Project Viridis: a climate risk platform for financial authorities

Innovation Hub Other  | 
12 June 2024

Central banks and financial authorities around the world recognise that both the physical effects of climate change and the transition to a low-carbon economy are sources of financial risks. In recent years, there has been a growing international call for financial authorities to monitor, manage and mitigate risks arising from climate change and to ensure climate-sensitive regulatory oversight of their supervised financial institutions. This is because of the strong impact that supervision has on the financial sector, which in turn plays a significant role in the transmission and sustainability of the firms that banks lend to. However, monitoring and analysing climate-related financial risks are particularly challenging because of the complex nature of climate change, its global impact, and the varying mitigation strategies across jurisdictions. Data and climate-related disclosures used to analyse climate risk also vary widely, meaning they are hard to compare in a consistent way. 

In response to these challenges, the Bank for International Settlements Innovation Hub, together with the Monetary Authority of Singapore, launched Project Viridis to explore the development of a climate risk platform that could help central banks and authorities identify and assess material climate-related financial risks. Project Viridis is built on the premise that insights on climate risks could be drawn initially from existing available data sources. These insights could provide supervisors with an early understanding of which entities could be more exposed to climate-related financial risks and any potential systemic exposure to sectors and geographies. As a modular platform, further advancements and international alignment on climate data and metrics could then be integrated into the platform, providing richer insights.
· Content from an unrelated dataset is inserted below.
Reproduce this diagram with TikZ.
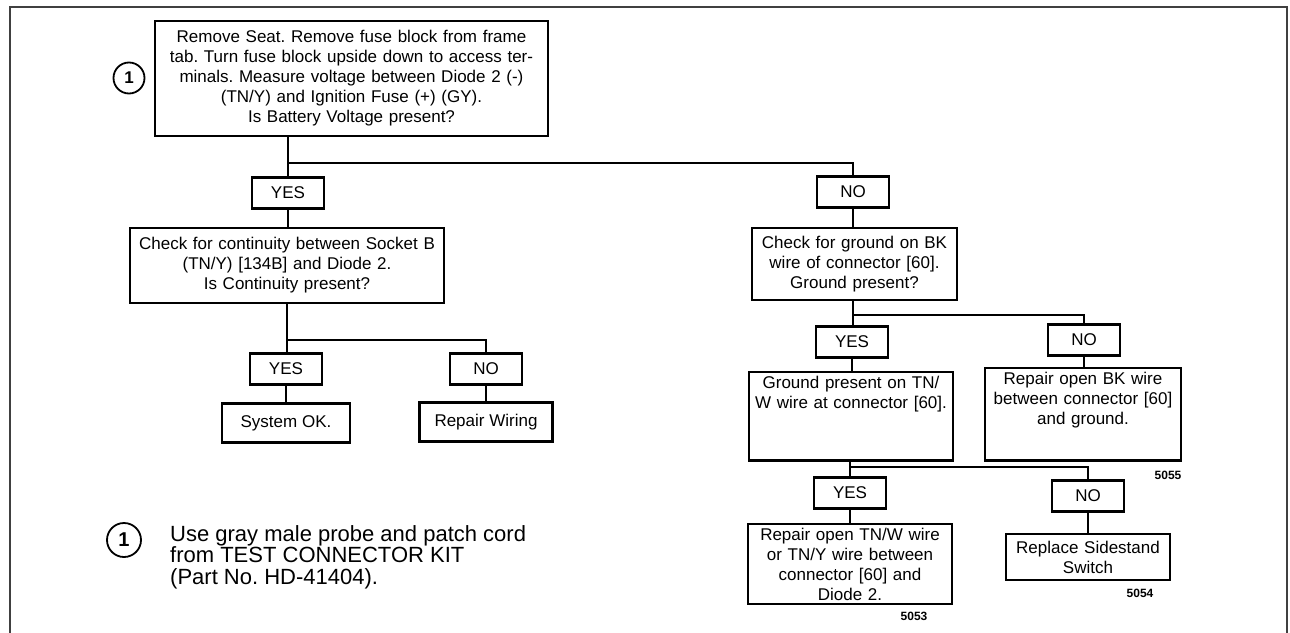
\documentclass[tikz,border=0pt]{standalone}
\usepackage{fontspec}
\setmainfont{Liberation Sans}
\frenchspacing
\usetikzlibrary{positioning}

\begin{document}
\begin{tikzpicture}[
  x=1pt, y=-1pt,
  tbox/.style={rectangle, draw=black, line width=2.2pt, fill=white, align=center,
               inner sep=4pt, font=\fontsize{17}{20}\selectfont},
  ansbox/.style={tbox, minimum width=72pt, minimum height=31pt, inner sep=2pt},
  wire/.style={line width=2.2pt},
  note/.style={circle, draw=black, line width=1.8pt, inner sep=0pt,
               minimum size=31pt, font=\bfseries\fontsize{17}{20}\selectfont},
  fig/.style={font=\bfseries\fontsize{12}{14}\selectfont}
]
\useasboundingbox (0,0) rectangle (1290,632);

% --- frame ---
\draw[line width=2.4pt, black!75] (10,640) |- (1287,7) -- (1287,640);

% --- first test ---
\node[tbox, minimum width=393pt, minimum height=115pt, text width=383pt] (top) at (351.5,78.5)
  {Remove Seat. Remove fuse block from frame\\
   tab. Turn fuse block upside down to access ter-\\
   minals. Measure voltage between Diode 2 (-)\\
   (TN/Y) and Ignition Fuse (+) (GY).\\
   Is Battery Voltage present?};
\node[note] (ref1) at (129,78) {1};

\coordinate (split1) at (288,163);
\node[ansbox] (yes1) at (288,193) {YES};
\node[ansbox] (no1)  at (853,192) {NO};

% --- left branch ---
\node[tbox, minimum width=314pt, minimum height=75pt, text width=306pt] (chk1) at (287,265.5)
  {Check for continuity between Socket B\\
   (TN/Y) [134B] and Diode 2.\\
   Is Continuity present?};
\coordinate (split2) at (287,340);
\node[ansbox] (yes2) at (286,369) {YES};
\node[ansbox] (no2)  at (486,369) {NO};
\node[tbox, minimum width=128pt, minimum height=39pt] (ok)     at (286,423) {System OK.};
\node[tbox, minimum width=133pt, minimum height=39pt] (wiring) at (486,422) {Repair Wiring};

% --- right branch ---
\node[tbox, minimum width=205pt, minimum height=72pt, text width=197pt] (chk2) at (854.5,264)
  {Check for ground on BK\\
   wire of connector [60].\\
   Ground present?};
\coordinate (split3) at (853,315);
\node[ansbox] (yes3) at (852,342) {YES};
\node[ansbox] (no3)  at (1084,340) {NO};
\node[tbox, anchor=north, minimum width=204pt, text width=196pt, text depth=68pt] (gnd) at (851,371)
  {Ground present on TN/\\
   W wire at connector [60].};
\node[tbox, anchor=north, minimum width=196pt, text width=188pt, text depth=72pt] (bk) at (1083,367)
  {Repair open BK wire\\
   between connector [60]\\
   and ground.};
\node[fig] (f5055) at (1168,475) {5055};

\coordinate (split4) at (850,467);
\node[ansbox] (yes4) at (850,493) {YES};
\node[ansbox] (no4)  at (1088,496) {NO};
\node[tbox, minimum width=204pt, minimum height=78pt, text width=196pt] (tnw) at (850,564)
  {Repair open TN/W wire\\
   or TN/Y wire between\\
   connector [60] and\\
   Diode 2.};
\node[tbox, minimum width=164pt, minimum height=46pt, text width=156pt] (repl) at (1088,557)
  {Replace Sidestand\\
   Switch};
\node[fig] (f5053) at (914,616) {5053};
\node[fig] (f5054) at (1140,593) {5054};

% --- connectors ---
\draw[wire] (top.south -| split1) -- (yes1.north);
\draw[wire] (split1) -| (no1.north);
\draw[wire] (yes1) -- (yes1 |- chk1.north);
\draw[wire] (no1) -- (no1 |- chk2.north);

\draw[wire] (chk1.south -| split2) -- (yes2.north -| split2);
\draw[wire] (split2) -| (no2.north);
\draw[wire] (yes2) -- (ok);
\draw[wire] (no2) -- (wiring);

\draw[wire] (chk2.south -| split3) -- (yes3.north -| split3);
\draw[wire] (split3) -| (no3.north);
\draw[wire] (yes3) -- (yes3 |- gnd.north);
\draw[wire] (no3) -- (no3 |- bk.north);

\draw[wire] (gnd.south -| split4) -- (yes4.north);
\draw[wire] (split4) -| (no4.north);
\draw[wire] (yes4) -- (yes4 |- tnw.north);
\draw[wire] (no4) -- (no4 |- repl.north);

% --- footnote ---
\node[note, minimum size=34pt, font=\bfseries\fontsize{20}{22}\selectfont] (ref2) at (124,540) {1};
\node[anchor=north west, align=left, inner sep=0pt,
      font=\fontsize{22}{21.5}\selectfont] (hint) at (170,525)
  {Use gray male probe and patch cord\\
   from TEST CONNECTOR KIT\\
   (Part No. HD-41404).};
\end{tikzpicture}
\end{document}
The Viridis climate risk platform prototyped the development of several features. These include:

i.  banking and financial system-wide and financial institution-level views of financed emissions,

ii.  consolidation of reported and modelled emissions of entities that are key counterparties to financial institutions, and

iii. mapping the geographical distribution of entities' assets to assess the entities' transition risk exposure arising from changes in carbon pricing policies and exposure to different physical hazards.

This report outlines a solution design for future platform functionalities, as and when more data become available, and methodologies established. It also shows how, over time, the conversations, standards, technologies and methodologies will most certainly evolve and how the platform too must evolve. During this process, the blueprint could form the basis for supervisors to understand their data gaps and explore with the supervised banks how to collect such data.